弊社は、中大規模木造建築を普及させるためには、日本国内で最も普及している「木造軸組工法」をベースとし、住宅のプレカット技術や一般流通材を利用することで、地域のゼネコンや工務店・大工が設計施工可能となる“普及型”の開発が重要と考え、10年にわたって研究開発を続けています。そして、これまでに普及型純木造ビルのプロトタイプとして建築した「8階建て純木造ビル」「5階建て純木造ビル」に加え、普及型の中大規模木造建築として、平屋建て500㎡超の無柱大空間「構造実験棟」を建築。弊社が開発したこの技術は、低コストかつ大空間が実現でき、木造化が進みにくい倉庫や事務所・店舗への一般普及を見据えて開発されました。
そしてこの度、構造実験棟で稼働する様々な試験は、住宅だけでなく、中大規模木造建築で用いることを想定した耐力壁の開発が可能となりました。研究開発の速度を上げ、木造建築の技術を磨くことで、これまで以上に木造建築の普及に貢献できると考えています。
環境的にも優れた中大規模木造、
5階以下の非木造の
16兆円市場規模への参入
中大規模の木造建築は、森林資源の循環やCO2排出量削減など世界的な課題であるカーボンニュートラル実現に大きく寄与することから世界中から注目が集まっていることは前述の通りです。しかし、日本国内における1年間の着工建築物全体の木造率は45.5%に留まっており、非住宅建築物や中高層建築物のほとんどは木造以外の構造で建築されています。特に、5階建て以下の非木造建築物の床面積は合計で3,900万㎡とされており、㎡単価を40万円とすると、約15.7兆円の市場規模となります。今後、「普及型木造ビル」の技術を駆使し、5階建て以下の領域で木造ビル・木造マンション・商業ビルを展開してまいります。

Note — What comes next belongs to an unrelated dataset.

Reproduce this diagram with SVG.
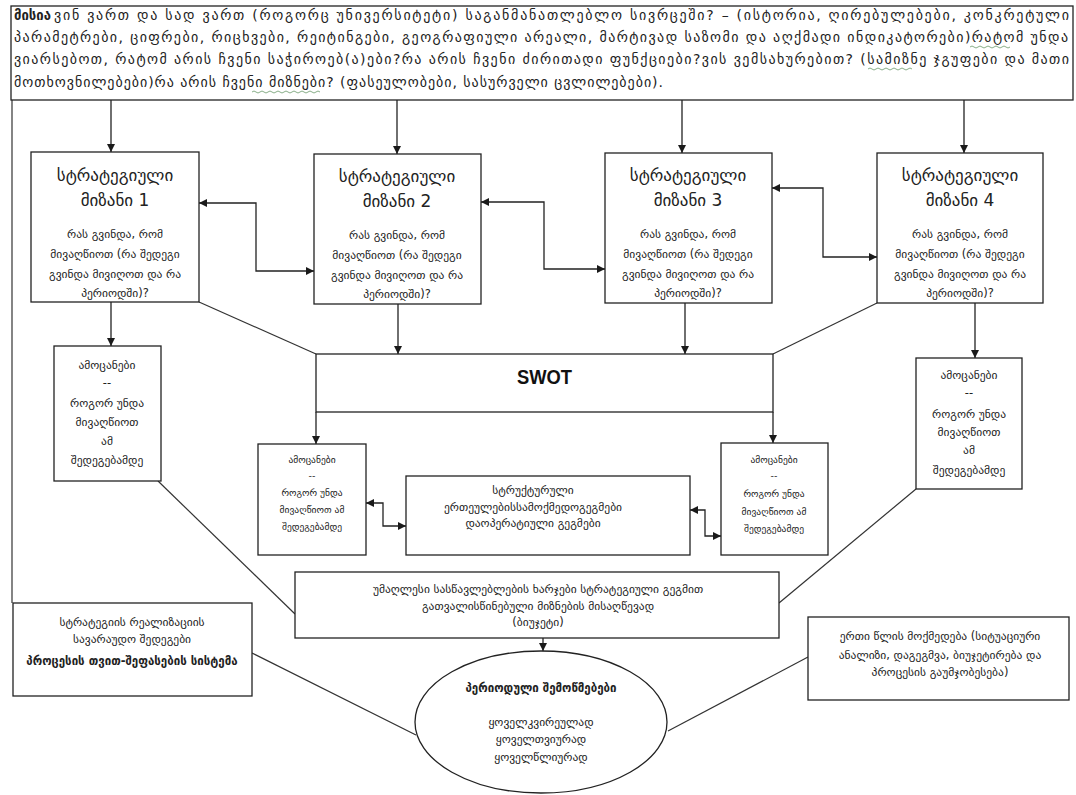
<svg xmlns="http://www.w3.org/2000/svg" width="1076" height="795" viewBox="0 0 1076 795">
<defs>
<marker id="arr" viewBox="0 0 10 10" refX="10" refY="5" markerWidth="8" markerHeight="8" markerUnits="userSpaceOnUse" orient="auto-start-reverse">
<path d="M0,0 L10,5 L0,10 z" fill="#1a1a1a"/>
</marker>
<style>
.box{fill:#fff;stroke:#222;stroke-width:1.3}
.ln{fill:none;stroke:#333;stroke-width:1.2}
.ar{fill:none;stroke:#222;stroke-width:1.3;marker-end:url(#arr)}
.ar2{fill:none;stroke:#222;stroke-width:1.3;marker-start:url(#arr);marker-end:url(#arr)}
.t{font-family:"DejaVu Sans","Noto Sans",sans-serif;fill:#222;text-anchor:middle}
.top{font-family:"DejaVu Sans","Noto Sans",sans-serif;fill:#222;font-size:14px}
.ttl{font-size:17px}
.s12{font-size:11.5px}
.s10{font-size:9.5px}
.b{font-weight:bold}
.sq{fill:none;stroke:#7aa57a;stroke-width:0.9}
</style>
</defs>
<rect width="1076" height="795" fill="#fff"/>

<g id="connectors">
<line class="ln" x1="12" y1="100" x2="12" y2="603"/>
<line class="ar" x1="111" y1="100" x2="111" y2="152"/>
<line class="ar" x1="397" y1="100" x2="397" y2="154"/>
<line class="ar" x1="682" y1="100" x2="682" y2="153"/>
<line class="ar" x1="964" y1="100" x2="964" y2="153"/>
<polyline class="ar2" points="199,203 256,203 256,271 314,271"/>
<polyline class="ar2" points="481,202 544,202 544,269 605,269"/>
<polyline class="ar2" points="772,188 823,188 823,257 877,257"/>
<line class="ar" x1="111" y1="302" x2="111" y2="346"/>
<line class="ln" x1="199" y1="302" x2="316" y2="354"/>
<line class="ar" x1="398" y1="304" x2="398" y2="354"/>
<line class="ar" x1="685" y1="303" x2="685" y2="354"/>
<line class="ln" x1="877" y1="303" x2="773" y2="354"/>
<line class="ar" x1="975" y1="303" x2="975" y2="358"/>
<line class="ar" x1="316" y1="412" x2="316" y2="444"/>
<line class="ar" x1="773" y1="412" x2="773" y2="443"/>
<polyline class="ar2" points="366,503 383,503 383,526 406,526"/>
<polyline class="ar2" points="690,510 705,510 705,536 721,536"/>
<line class="ln" x1="158" y1="481" x2="295" y2="614"/>
<line class="ln" x1="916" y1="489" x2="779" y2="603"/>
<line class="ar" x1="543" y1="638" x2="543" y2="651"/>
<line class="ln" x1="252" y1="653" x2="416" y2="735"/>
<line class="ln" x1="668" y1="731" x2="808" y2="657"/>
</g>

<g id="mission">
<rect class="box" x="11" y="6" width="1062" height="94"/>
<text class="top b" x="14" y="20" font-size="14" textLength="37" lengthAdjust="spacingAndGlyphs">მისია</text>
<text class="top" x="54" y="20" textLength="1015" lengthAdjust="spacing">ვინ ვართ და სად ვართ (როგორც უნივერსიტეტი) საგანმანათლებლო სივრცეში? – (ისტორია, ღირებულებები, კონკრეტული</text>
<text class="top" x="14" y="42" textLength="1054" lengthAdjust="spacing">პარამეტრები, ციფრები, რიცხვები, რეიტინგები, გეოგრაფიული არეალი, მარტივად საზომი და აღქმადი ინდიკატორები)რატომ უნდა</text>
<text class="top" x="14" y="64" textLength="1055" lengthAdjust="spacing">ვიარსებოთ, რატომ არის ჩვენი საჭიროებ(ა)ები?რა არის ჩვენი ძირითადი ფუნქციები?ვის ვემსახურებით? (სამიზნე ჯგუფები და მათი</text>
<text class="top" x="14" y="87" textLength="649" lengthAdjust="spacing">მოთხოვნილებები)რა არის ჩვენი მიზნები? (ფასეულობები, სასურველი ცვლილებები).</text>
<path class="sq" d="M970,47 q2,-2 4,0 t4,0 t4,0 t4,0 t4,0 t4,0 t4,0 t4,0 t4,0 t4,0"/>
<path class="sq" d="M868,69 q2,-2 4,0 t4,0 t4,0 t4,0 t4,0 t4,0 t4,0 t4,0 t4,0 t4,0 t4,0"/>
<path class="sq" d="M252,92 q2,-2 4,0 t4,0 t4,0 t4,0 t4,0 t4,0 t4,0 t4,0 t4,0 t4,0 t4,0 t4,0 t4,0 t4,0 t4,0 t4,0 t4,0"/>
</g>

<g id="goal1">
<rect class="box" x="31" y="152" width="168" height="150"/>
<text class="t ttl" x="115" y="181">სტრატეგიული</text>
<text class="t ttl" x="115" y="206">მიზანი 1</text>
<text class="t s12" x="115" y="238">რას გვინდა, რომ</text>
<text class="t s12" x="115" y="258">მივაღწიოთ (რა შედეგი</text>
<text class="t s12" x="115" y="278">გვინდა მივიღოთ და რა</text>
<text class="t s12" x="115" y="297">პერიოდში)?</text>
</g>
<g id="goal2">
<rect class="box" x="314" y="154" width="167" height="150"/>
<text class="t ttl" x="397" y="182">სტრატეგიული</text>
<text class="t ttl" x="397" y="207">მიზანი 2</text>
<text class="t s12" x="397" y="239">რას გვინდა, რომ</text>
<text class="t s12" x="397" y="259">მივაღწიოთ (რა შედეგი</text>
<text class="t s12" x="397" y="279">გვინდა მივიღოთ და რა</text>
<text class="t s12" x="397" y="298">პერიოდში)?</text>
</g>
<g id="goal3">
<rect class="box" x="605" y="153" width="167" height="150"/>
<text class="t ttl" x="688" y="181">სტრატეგიული</text>
<text class="t ttl" x="688" y="206">მიზანი 3</text>
<text class="t s12" x="688" y="238">რას გვინდა, რომ</text>
<text class="t s12" x="688" y="258">მივაღწიოთ (რა შედეგი</text>
<text class="t s12" x="688" y="278">გვინდა მივიღოთ და რა</text>
<text class="t s12" x="688" y="297">პერიოდში)?</text>
</g>
<g id="goal4">
<rect class="box" x="877" y="153" width="166" height="150"/>
<text class="t ttl" x="960" y="181">სტრატეგიული</text>
<text class="t ttl" x="960" y="206">მიზანი 4</text>
<text class="t s12" x="960" y="238">რას გვინდა, რომ</text>
<text class="t s12" x="960" y="258">მივაღწიოთ (რა შედეგი</text>
<text class="t s12" x="960" y="278">გვინდა მივიღოთ და რა</text>
<text class="t s12" x="960" y="297">პერიოდში)?</text>
</g>

<g id="tasksLeft">
<rect class="box" x="54" y="346" width="107" height="135"/>
<text class="t s12" x="107" y="369">ამოცანები</text>
<text class="t s12" x="107" y="387">--</text>
<text class="t s12" x="107" y="407">როგორ უნდა</text>
<text class="t s12" x="107" y="426">მივაღწიოთ</text>
<text class="t s12" x="107" y="445">ამ</text>
<text class="t s12" x="107" y="464">შედეგებამდე</text>
</g>
<g id="tasksRight">
<rect class="box" x="916" y="358" width="106" height="131"/>
<text class="t s12" x="969" y="379">ამოცანები</text>
<text class="t s12" x="969" y="397">--</text>
<text class="t s12" x="969" y="418">როგორ უნდა</text>
<text class="t s12" x="969" y="436">მივაღწიოთ</text>
<text class="t s12" x="969" y="454">ამ</text>
<text class="t s12" x="969" y="474">შედეგებამდე</text>
</g>

<g id="swot">
<rect class="box" x="316" y="354" width="457" height="58"/>
<text x="517" y="384" font-family="'Liberation Sans',Arial,sans-serif" font-weight="bold" font-size="20" fill="#111" textLength="55" lengthAdjust="spacingAndGlyphs">SWOT</text>
</g>

<g id="tasksMidLeft">
<rect class="box" x="258" y="444" width="108" height="111"/>
<text class="t s10" x="312" y="463">ამოცანები</text>
<text class="t s10" x="312" y="479">--</text>
<text class="t s10" x="312" y="496">როგორ უნდა</text>
<text class="t s10" x="312" y="513">მივაღწიოთ ამ</text>
<text class="t s10" x="312" y="530">შედეგებამდე</text>
</g>
<g id="structural">
<rect class="box" x="406" y="476" width="284" height="79"/>
<text class="t s12" x="533" y="494">სტრუქტურული</text>
<text class="t s12" x="533" y="511">ერთეულებისსამოქმედოგეგმები</text>
<text class="t s12" x="533" y="527">დაოპერატიული  გეგმები</text>
</g>
<g id="tasksMidRight">
<rect class="box" x="721" y="443" width="107" height="112"/>
<text class="t s10" x="774" y="463">ამოცანები</text>
<text class="t s10" x="774" y="479">--</text>
<text class="t s10" x="774" y="497">როგორ უნდა</text>
<text class="t s10" x="774" y="515">მივაღწიოთ ამ</text>
<text class="t s10" x="774" y="532">შედეგებამდე</text>
</g>

<g id="budget">
<rect class="box" x="295" y="572" width="484" height="66"/>
<text class="t s12" x="538" y="593">უმაღლესი სასწავლებლების ხარჯები სტრატეგიული გეგმით</text>
<text class="t s12" x="538" y="610">გათვალისწინებული მიზნების მისაღწევად</text>
<text class="t s12" x="538" y="626">(ბიუჯეტი)</text>
</g>

<g id="results">
<rect class="box" x="13" y="603" width="239" height="93"/>
<text class="t s12" x="132" y="626">სტრატეგიის რეალიზაციის</text>
<text class="t s12" x="132" y="643">სავარაუდო შედეგები</text>
<text class="t s12 b" x="132" y="665">პროცესის თვით-შეფასების სისტემა</text>
</g>

<g id="review">
<ellipse class="box" cx="541" cy="722" rx="126" ry="71"/>
<text class="t s12 b" x="541" y="692">პერიოდული შემოწმებები</text>
<text class="t s12" x="541" y="726">ყოველკვირეულად</text>
<text class="t s12" x="541" y="743">ყოველთვიურად</text>
<text class="t s12" x="541" y="761">ყოველწლიურად</text>
</g>

<g id="annual">
<rect class="box" x="808" y="617" width="261" height="83"/>
<text class="t s12" x="940" y="640">ერთი წლის მოქმედება (სიტუაციური</text>
<text class="t s12" x="940" y="659">ანალიზი, დაგეგმვა, ბიუჯეტირება და</text>
<text class="t s12" x="940" y="676">პროცესის გაუმჯობესება)</text>
</g>
</svg>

この度稼働を始めた「構造実験棟」は、普及型の中大規模木造建築のプロトタイプとして、また、中大規模木造建築の開発に対応した日本初※1の水平加力試験ができる研究施設となります。
出展:令和4年度森林・林業白書
このような取り組みを、弊社は日本の街並みに木造建築を復興する「Re:Treeプロジェクト」として推進しています。全国のつくり手とともに「普及型純木造ビル」を全国に広め、脱炭素社会の実現を目指してまいります。